Delete N Nodes After M Nodes of a Linked List - CPP Solution

1. Introduction

This blog post focuses on a specific linked list manipulation problem: deleting a certain number of nodes after a specified number of nodes in a singly linked list. This task combines elements of linked list traversal and conditional node deletion.

Problem

Given the head of a singly linked list, we need to delete N nodes after every M nodes of the linked list.

2. Solution Steps

1. Traverse the linked list using a loop.

2. Skip M nodes.

3. Delete the next N nodes after the M nodes.

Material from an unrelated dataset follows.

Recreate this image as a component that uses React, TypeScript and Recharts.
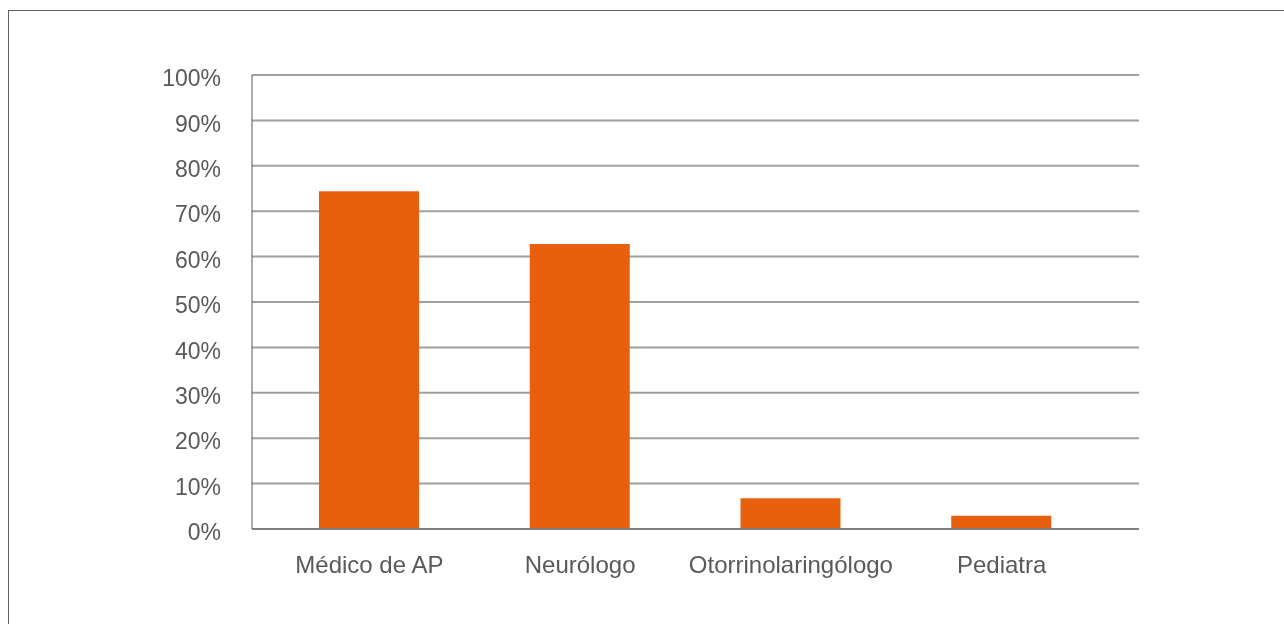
import { BarChart, Bar, XAxis, YAxis, CartesianGrid } from 'recharts'

// specialists consulted (% of respondents)
const categories = ['Médico de AP', 'Neurólogo', 'Otorrinolaringólogo', 'Pediatra']
const percentages = [74.4, 62.8, 6.8, 2.9]
const yTicks = [0, 10, 20, 30, 40, 50, 60, 70, 80, 90, 100]

const ORANGE = '#e8600e'
const TEXT = '#595959'
const FONT = '"Liberation Sans", Arial, sans-serif'

// y labels sit a little below their gridline in the original
function PercentTick({ x, y, payload }: any) {
  return (
    <text x={x} y={y + 3} dy="0.355em" textAnchor="end" fontSize={23} fill={TEXT} fontFamily={FONT}>
      {`${payload.value}%`}
    </text>
  )
}

export default function App() {
  const data = categories.map((name, i) => ({ name, value: percentages[i] }))

  return (
    <div
      style={{
        position: 'fixed',
        left: 8,
        top: 10,
        width: 1400,
        height: 700,
        border: '1px solid #5f5f5f',
        fontFamily: FONT,
      }}
    >
      <BarChart
        width={1275}
        height={612}
        data={data}
        margin={{ top: 64, right: 145, left: 163, bottom: 54 }}
      >
        <CartesianGrid vertical={false} stroke="#a0a0a0" strokeWidth={2} />
        <XAxis
          dataKey="name"
          height={40}
          padding={{ left: 12, right: 32 }}
          tickLine={false}
          tickSize={0}
          tickMargin={27}
          axisLine={{ stroke: '#808080', strokeWidth: 2 }}
          tick={{ fontSize: 24, fill: TEXT, fontFamily: FONT }}
          interval={0}
        />
        <YAxis
          width={80}
          domain={[0, 100]}
          ticks={yTicks}
          tickLine={false}
          tickSize={0}
          tickMargin={31}
          axisLine={{ stroke: '#595959', strokeWidth: 1 }}
          tick={<PercentTick />}
        />
        <Bar dataKey="value" fill={ORANGE} barSize={100} isAnimationActive={false} />
      </BarChart>
    </div>
  )
}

4. Continue this process until the end of the list.

3. Code Program

#include <iostream>
using namespace std;

// ListNode structure definition
struct ListNode {
    int val;
    ListNode *next;
    ListNode(int x) : val(x), next(nullptr) {}
};

// Function to delete N nodes after M nodes of the list
void deleteNodes(ListNode* head, int M, int N) {
    ListNode *current = head, *temp;
    while (current) {
        for (int i = 1; i < M && current != nullptr; i++) {
            current = current->next;
        }

        if (current == nullptr) break;

        temp = current->next;
        for (int i = 0; i < N && temp != nullptr; i++) {
            ListNode* toDelete = temp;
            temp = temp->next;
            delete toDelete;
        }

        current->next = temp;
        current = temp;
    }
}

// Function to print the linked list
void printList(ListNode* head) {
    while (head) {
        cout << head->val << " -> ";
        head = head->next;
    }
    cout << "nullptr\n";
}

int main() {
    // Creating a linked list: 1 -> 2 -> 3 -> 4 -> 5 -> 6 -> 7 -> 8
    ListNode* head = new ListNode(1);
    head->next = new ListNode(2);
    head->next->next = new ListNode(3);
    head->next->next->next = new ListNode(4);
    head->next->next->next->next = new ListNode(5);
    head->next->next->next->next->next = new ListNode(6);
    head->next->next->next->next->next->next = new ListNode(7);
    head->next->next->next->next->next->next->next = new ListNode(8);

    deleteNodes(head, 2, 2);
    printList(head); // Expected output: 1 -> 2 -> 5 -> 6 -> nullptr
    return 0;
}

Output:

1 -> 2 -> 5 -> 6 -> nullptr

Explanation:

The deleteNodes function modifies the given linked list by removing N nodes after every M nodes. 

It first traverses M nodes, then proceeds to delete the next N nodes, updating the next pointers accordingly. 

This process is repeated until the end of the list is reached. The function ensures that the specified number of nodes are skipped and then deleted as per the problem statement while maintaining the integrity of the remaining list.